第三,程伟元对后四十回的收集,是“自藏书家甚至故纸堆中无不留心,数年以来,仅积有廿余卷。一日,偶于鼓担上得十余卷,遂重价购之。”这就说明,程伟元收集来的《红楼梦》八十回后文字是历年所得,并不是像胡适所说的:“先得二十余卷,后又在鼓担上得十余卷”,因此,程伟元的话便构不成“作伪的铁证。”《红楼梦考证》(改定稿)。胡适口述、唐德刚整理:《胡适口述自传》,安徽教育出版社,2005。胡适认为,程伟元先收得《红楼梦》八十回后二十余卷内容,后又在鼓担上收得十余卷,根本不可能,因为在他看来,“世间没有这样奇巧的事”的问题。实际上,不惟程伟元,即便胡适自己也有类似的奇巧经历。1921年5月7日,胡适在图书馆偶遇张中孚。张“见我翻阅《楝亭书目》,问知我正在搜求曹雪芹家事迹,他说他见过杨钟羲的《雪樵诗话》里有关于雪芹的事迹。”5月8日,张中孚写信给胡适,云宗室敦敏有《赠曹雪芹》诗“云:‘寻诗人去留僧壁,卖画前来付酒家。'”“其弟敦诚,字敬亭,别号松堂,亦有诗集。”胡适根据这一提醒,查阅《耆献类征》,得知敦敏有《懋斋诗抄》、敦诚有《四松堂集》的情况,为进一步收集资料提供了线索。5月16日,单不广送《雪桥诗话》给胡适,不仅使他知道了敦诚、敦敏的情况,还使他知道了关于曹寅和曹宣的情况(《雪桥诗话》载“宣”为“宜”,实为宣事)。5月20日,单不广送《雪桥诗话续集》来。从《雪桥诗话续集》,胡适查到了“(敦诚)尝为《琵琶行传奇》一折,曹雪芹霑题句云:“白傅有灵应喜甚,定叫蛮素鬼排场。”雪芹为楝亭通政孙,生平为诗,大概如此,竟坎坷以终”的记载。由此,胡适得知了,曹雪芹的情况、与曹寅的关系、敦氏兄弟对雪芹的介绍等内容。对于该条文献的重要性,胡适高兴地说:“我们有许多假设,都经不起这一条的推翻!其后,胡适又陆续买得《八旗人诗抄》《八旗文经》《四松堂集》(此集是胡适寻觅多时未得之书,竟无意得之),发现了一批有关曹雪芹和曹氏家族的史料。六年后,胡适又得到了“甲戌本”《脂砚斋重评石头记》。实际上,该书保有者先时主动联系胡适时,还被胡适冷遇。

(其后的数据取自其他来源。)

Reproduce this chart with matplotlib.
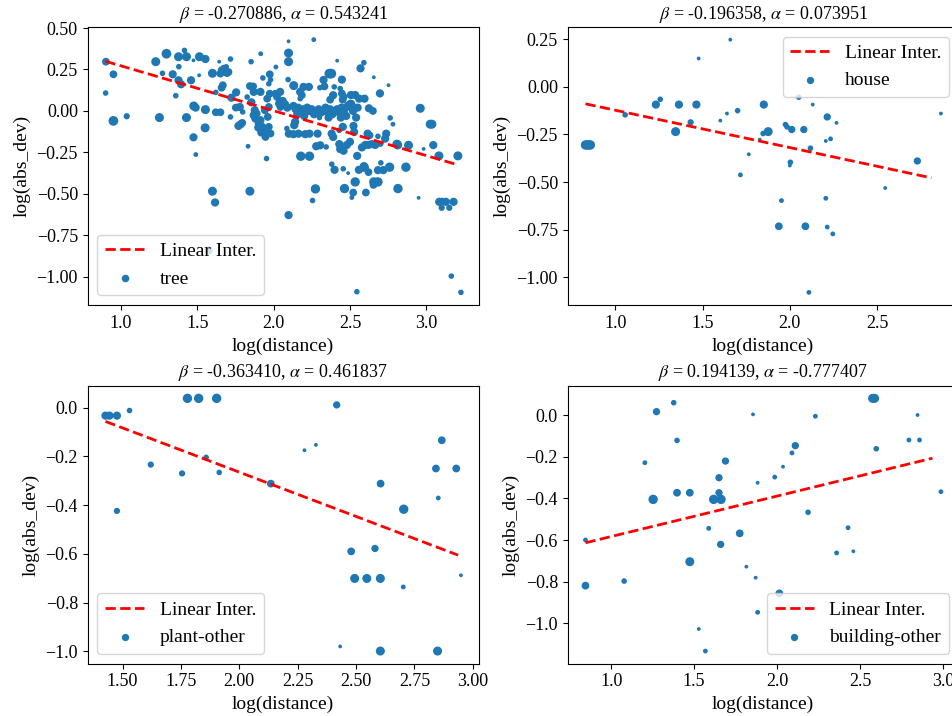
import numpy as np
import matplotlib
matplotlib.use("Agg")
import matplotlib.pyplot as plt

# fonts: serif text, stix for the greek letters in the titles
plt.rcParams['font.family'] = ['Liberation Serif', 'DejaVu Serif']
plt.rcParams['mathtext.fontset'] = 'stix'
plt.rcParams['font.size'] = 13

categories = ["tree", "house", "plant-other", "building-other"]
betas = [-0.270886, -0.196358, -0.363410, 0.194139]
alphas = [0.543241, 0.073951, 0.461837, -0.777407]
# x range over which the fitted line was drawn
fit_lo = [0.90, 0.83, 1.427, 0.845]
fit_hi = [3.20, 2.81, 2.937, 2.937]

# (log distance, log abs_dev, weight)
tree_pts = [
    (0.903, 0.297, 7), (0.952, 0.221, 7), (0.901, 0.108, 3), (0.952, -0.060, 12), (1.039, -0.032, 4),
    (1.229, 0.297, 10), (1.299, 0.345, 12), (1.273, 0.227, 3), (1.340, 0.221, 8), (1.360, 0.092, 3),
    (1.253, -0.040, 10), (1.378, 0.327, 10), (1.417, 0.365, 3), (1.430, 0.327, 10), (1.476, 0.305, 1),
    (1.515, 0.327, 10), (1.554, 0.313, 8), (1.380, 0.267, 3), (1.378, 0.185, 8), (1.395, 0.161, 8),
    (1.460, 0.185, 8), (1.513, 0.215, 1), (1.478, 0.030, 10), (1.490, 0.020, 8), (1.554, 0.008, 10),
    (1.430, -0.040, 10), (1.552, -0.102, 10), (1.476, -0.159, 8), (1.491, -0.263, 2),
    (1.600, 0.227, 10), (1.644, 0.297, 1), (1.660, 0.245, 7), (1.675, 0.255, 7), (1.652, 0.225, 7),
    (1.695, 0.228, 7), (1.705, 0.235, 7), (1.690, 0.266, 3), (1.718, 0.313, 3), (1.668, 0.155, 7),
    (1.660, 0.140, 7), (1.622, 0.112, 3), (1.622, -0.008, 7), (1.652, -0.008, 7), (1.718, -0.036, 3),
    (1.755, 0.112, 8), (1.779, 0.024, 8), (1.753, 0.020, 7), (1.724, 0.080, 8), (1.770, -0.090, 8),
    (1.785, -0.080, 8), (1.795, -0.072, 7), (1.798, -0.006, 3), (1.833, -0.213, 2), (1.853, 0.297, 3),
    (1.827, 0.084, 3), (1.845, 0.150, 7), (1.866, 0.148, 7), (1.870, 0.115, 8), (1.914, 0.115, 8),
    (1.855, 0.052, 8), (1.877, 0.004, 8), (1.888, -0.016, 8), (1.870, -0.026, 8), (1.881, -0.046, 8),
    (1.914, -0.056, 8), (1.903, -0.076, 8), (1.925, -0.096, 8), (1.936, -0.116, 8), (1.958, -0.133, 7),
    (1.947, -0.157, 7), (1.920, -0.130, 8), (1.900, -0.100, 8), (1.916, 0.345, 2), (1.930, 0.199, 3),
    (1.958, 0.074, 7), (1.975, 0.104, 7), (1.969, 0.024, 7), (1.943, 0.004, 7), (1.962, -0.036, 7),
    (1.975, 0.221, 7), (1.980, 0.188, 3), (1.969, 0.164, 3), (2.015, 0.265, 2), (2.012, 0.104, 7),
    (2.023, 0.084, 7), (2.035, 0.044, 7), (2.045, 0.024, 7), (1.954, -0.287, 3), (1.980, -0.136, 7),
    (1.969, -0.096, 7),
    (2.098, 0.420, 1), (2.263, 0.430, 2), (2.098, 0.349, 10), (2.098, 0.297, 10), (2.416, 0.303, 1),
    (2.591, 0.291, 3), (2.569, 0.257, 8), (2.365, 0.225, 12), (2.378, 0.225, 12), (2.327, 0.187, 8),
    (2.447, 0.189, 8), (2.095, 0.189, 3), (2.132, 0.153, 10), (2.656, 0.203, 1), (2.752, 0.155, 1),
    (2.696, 0.106, 8), (2.196, 0.145, 8), (2.231, 0.145, 8), (2.303, 0.140, 3), (2.333, 0.148, 7),
    (2.043, 0.115, 8), (2.174, 0.115, 8), (2.185, 0.095, 7), (2.397, 0.145, 3), (2.436, 0.135, 3),
    (2.447, 0.105, 7), (2.458, 0.085, 7), (2.452, 0.068, 7), (2.390, 0.095, 8), (2.370, 0.068, 7),
    (2.506, 0.096, 8), (2.534, 0.096, 8), (2.560, 0.074, 8), (2.595, 0.074, 8), (2.174, 0.074, 3),
    (2.060, 0.060, 8), (2.075, 0.040, 8), (2.090, 0.020, 8),
    (2.130, 0.030, 8), (2.145, 0.010, 8), (2.160, 0.020, 8), (2.175, 0.000, 8), (2.190, 0.010, 8),
    (2.205, -0.010, 8), (2.220, 0.020, 8), (2.235, 0.000, 8), (2.250, 0.010, 8), (2.265, -0.020, 8),
    (2.280, 0.000, 8), (2.295, 0.010, 8), (2.310, -0.010, 8), (2.325, 0.000, 8), (2.340, 0.020, 8),
    (2.355, -0.010, 8), (2.370, 0.010, 8), (2.385, -0.020, 8), (2.400, 0.000, 8), (2.415, 0.010, 8),
    (2.430, -0.010, 8), (2.445, 0.020, 8), (2.460, 0.000, 8), (2.475, -0.030, 8), (2.490, 0.030, 11),
    (2.505, 0.040, 11), (2.520, 0.000, 8), (2.540, -0.040, 8), (2.200, -0.030, 8), (2.155, -0.020, 8),
    (2.300, -0.040, 3), (2.360, -0.040, 8), (2.440, -0.040, 8), (2.550, 0.020, 8),
    (2.624, 0.016, 8), (2.650, 0.000, 7), (2.763, -0.042, 3), (2.781, -0.080, 2), (2.960, 0.016, 10),
    (3.025, -0.080, 10), (3.036, -0.080, 10), (3.045, -0.206, 8), (2.982, -0.229, 1), (3.082, -0.271, 10),
    (3.206, -0.271, 10), (2.087, -0.106, 3), (2.135, -0.086, 8), (2.141, -0.066, 8),
    (2.100, -0.137, 8), (2.130, -0.140, 8), (2.163, -0.137, 8), (2.207, -0.140, 8), (2.235, -0.137, 8),
    (2.288, -0.137, 8), (2.380, -0.137, 8), (2.390, -0.157, 8), (2.453, -0.096, 8), (2.523, -0.090, 8),
    (2.527, -0.127, 8), (2.430, -0.117, 3), (2.615, -0.137, 8), (2.628, -0.147, 7), (2.683, -0.153, 3),
    (2.737, -0.137, 8), (2.730, -0.167, 8), (2.279, -0.213, 8), (2.305, -0.207, 8), (2.344, -0.217, 3),
    (2.430, -0.200, 8), (2.447, -0.215, 8), (2.480, -0.205, 8), (2.500, -0.186, 8), (2.578, -0.220, 8),
    (2.600, -0.205, 8), (2.620, -0.205, 8), (2.643, -0.200, 8), (2.665, -0.205, 8), (2.700, -0.200, 3),
    (2.807, -0.200, 10), (2.812, -0.205, 10), (2.883, -0.207, 10), (2.178, -0.273, 11), (2.235, -0.273, 11),
    (2.547, -0.271, 8), (2.381, -0.321, 3), (2.591, -0.333, 8), (2.702, -0.313, 3), (2.436, -0.230, 8),
    (2.458, -0.240, 8),
    (2.399, -0.355, 8), (2.456, -0.349, 3), (2.488, -0.375, 1), (2.558, -0.355, 8), (2.593, -0.339, 11),
    (2.621, -0.369, 7), (2.683, -0.357, 8), (2.718, -0.357, 8), (2.759, -0.339, 11), (2.866, -0.339, 11),
    (2.274, -0.470, 11), (2.464, -0.468, 11), (2.534, -0.428, 11), (2.521, -0.492, 7), (2.512, -0.522, 2),
    (2.604, -0.492, 7), (2.656, -0.428, 11), (2.683, -0.428, 11), (2.654, -0.446, 7), (2.814, -0.468, 11),
    (2.949, -0.524, 1), (2.255, -0.540, 3), (2.098, -0.628, 8), (3.084, -0.548, 8), (3.102, -0.548, 8),
    (3.128, -0.548, 8), (3.178, -0.548, 8), (3.100, -0.584, 4), (3.150, -0.584, 4), (3.163, -0.996, 3),
    (2.545, -1.090, 3), (3.226, -1.094, 3),
    (1.600, -0.484, 10), (1.617, -0.552, 8), (1.845, -0.484, 10), (1.574, -0.841, 8),
]

house_pts = [
    (0.830, -0.305, 11), (0.840, -0.305, 11), (0.850, -0.305, 11), (0.858, -0.305, 11),
    (1.057, -0.147, 3), (1.233, -0.093, 8), (1.258, -0.065, 3), (1.365, -0.093, 8), (1.465, -0.093, 8),
    (1.346, -0.235, 10), (1.432, -0.186, 4), (1.478, 0.149, 1), (1.659, 0.248, 1), (1.602, -0.177, 1),
    (1.640, -0.140, 1), (1.701, -0.125, 3), (1.765, -0.354, 1), (1.828, -0.277, 1), (1.851, -0.093, 8),
    (1.847, -0.245, 3), (1.876, -0.235, 10), (1.975, -0.198, 3), (1.984, -0.210, 3), (2.011, -0.224, 6),
    (2.003, -0.396, 3), (2.000, -0.413, 1), (2.051, -0.054, 3), (2.080, -0.224, 6), (2.131, -0.093, 1),
    (2.118, -0.322, 3), (2.214, -0.158, 6), (2.267, -0.189, 1), (2.233, -0.273, 2), (2.206, -0.284, 1),
    (2.730, -0.389, 6), (2.865, -0.140, 1), (1.717, -0.462, 2), (1.952, -0.597, 2), (1.937, -0.732, 7),
    (2.089, -0.732, 7), (2.206, -0.585, 2), (2.214, -0.736, 2), (2.246, -0.772, 2), (2.109, -1.079, 2),
    (2.546, -0.531, 1),
]

plant_pts = [
    (1.427, -0.033, 8), (1.444, -0.033, 8), (1.476, -0.033, 8), (1.530, -0.012, 3), (1.476, -0.424, 4),
    (1.621, -0.234, 4), (1.755, -0.270, 4), (1.778, 0.038, 11), (1.826, 0.038, 11), (1.903, 0.038, 11),
    (1.858, -0.204, 3), (1.914, -0.266, 3), (2.135, -0.312, 7), (2.279, -0.175, 1), (2.328, -0.153, 1),
    (2.417, 0.011, 6), (2.605, -0.312, 7), (2.704, -0.417, 11), (2.842, -0.250, 7), (2.867, -0.134, 7),
    (2.852, -0.371, 2), (2.929, -0.250, 7), (2.479, -0.590, 7), (2.581, -0.578, 6), (2.494, -0.701, 10),
    (2.546, -0.701, 10), (2.604, -0.701, 10), (2.702, -0.736, 2), (2.949, -0.688, 1), (2.432, -0.980, 1),
    (2.604, -0.999, 10), (2.849, -0.999, 10),
]

building_pts = [
    (1.203, -0.229, 2), (1.253, -0.405, 11), (1.273, 0.016, 6), (1.377, 0.059, 3), (1.397, -0.122, 3),
    (1.397, -0.373, 7), (1.474, -0.373, 7), (1.588, -0.544, 2), (1.618, -0.405, 11), (1.662, -0.405, 11),
    (1.650, -0.301, 6), (1.650, -0.373, 6), (1.689, -0.221, 6), (1.775, -0.568, 7), (1.855, 0.003, 1),
    (1.883, -0.325, 1), (1.986, -0.298, 2), (2.036, -0.248, 1), (2.090, -0.182, 2), (2.110, -0.147, 6),
    (2.187, -0.467, 3), (2.231, -0.006, 2), (2.428, -0.541, 2), (2.576, 0.080, 10), (2.588, 0.080, 10),
    (2.598, -0.162, 3), (2.795, -0.120, 2), (2.847, 0.000, 1), (2.859, -0.120, 2), (2.988, -0.368, 2),
    (0.845, -0.600, 2), (0.845, -0.819, 7), (1.078, -0.797, 3), (1.474, -0.704, 10), (1.528, -1.027, 1),
    (1.568, -1.133, 2), (1.660, -0.621, 6), (1.815, -0.728, 1), (1.871, -0.781, 1), (1.883, -0.947, 2),
    (2.014, -0.856, 7), (2.359, -0.662, 2), (2.460, -0.654, 1),
]

all_pts = [tree_pts, house_pts, plant_pts, building_pts]
legend_locs = ["lower left", "upper right", "lower left", "lower right"]

fig = plt.figure(figsize=(9.53, 7.16), dpi=100)
W, H = 953.0, 716.0
# axes boxes in pixels: left, top
boxes = [(87.7, 27.0), (567.7, 27.0), (87.7, 385.7), (567.7, 385.7)]
aw, ah = 391.0, 278.0

for k in range(4):
    left, top = boxes[k]
    ax = fig.add_axes([left / W, (H - top - ah) / H, aw / W, ah / H])
    pts = np.array(all_pts[k])
    x, y, w = pts[:, 0], pts[:, 1], pts[:, 2]
    xl = np.array([fit_lo[k], fit_hi[k]])
    ax.plot(xl, alphas[k] + betas[k] * xl, 'r--', lw=2, label="Linear Inter.")
    ax.scatter(x, y, s=w * 3.0, color='#1f77b4', label=categories[k])
    ax.set_title(r"$\beta$ = %f, $\alpha$ = %f" % (betas[k], alphas[k]), fontsize=13)
    ax.set_xlabel("log(distance)", fontsize=14)
    ax.set_ylabel("log(abs_dev)", fontsize=14)
    ax.legend(loc=legend_locs[k], fontsize=14)

plt.savefig("out.png", dpi=100)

如此说来,胡适的幸运竟是程伟元无可比拟的了,但是,我们现在的研究,并没有因为胡适的幸运而怀疑这些资料的可靠。

虽然,胡适对《红楼梦》后四十回系高鹗所做的论证比较轻率,但是,由于胡适在学界拥有崇高的地位,加上,张问陶那条有力的“铁证”,因此,他的高鹗伪作《红楼梦》的结论在学界产生了极大的影响,不少专家都接受了这一说法。正如舒芜所形容的那样:“胡适的考证发表之前,也许除了三四个人之外,谁也不知道这一百二十回里面还有什么前八十回和后四十回之分。”舒芜:《“说到辛酸处,荒唐愈可悲”——关于《红楼梦》后四十回的一夕谈》,《红楼梦研究集刊》第2辑,上海古籍出版社,1980年。但是,胡适这篇文章的发表改变了这种情况,人们逐渐相信一百二十回《红楼梦》出自两人之手:八十回前为曹雪芹所著,而八十回后为高鹗补作。不仅如此,胡适的观点还影响到人们对《红楼梦》的阅读和赏析,针对这种情况,李长之指出:“在未确定后四十回是高鹗续书的时候,大家都很公平地去欣赏,而且非常精彩;一经证明是续书,大家都改变态度。”李长之:《〈红楼梦〉批判》;李长之、李辰冬:《李长之、李辰冬点评〈红楼梦〉》,团结出版社,2006年。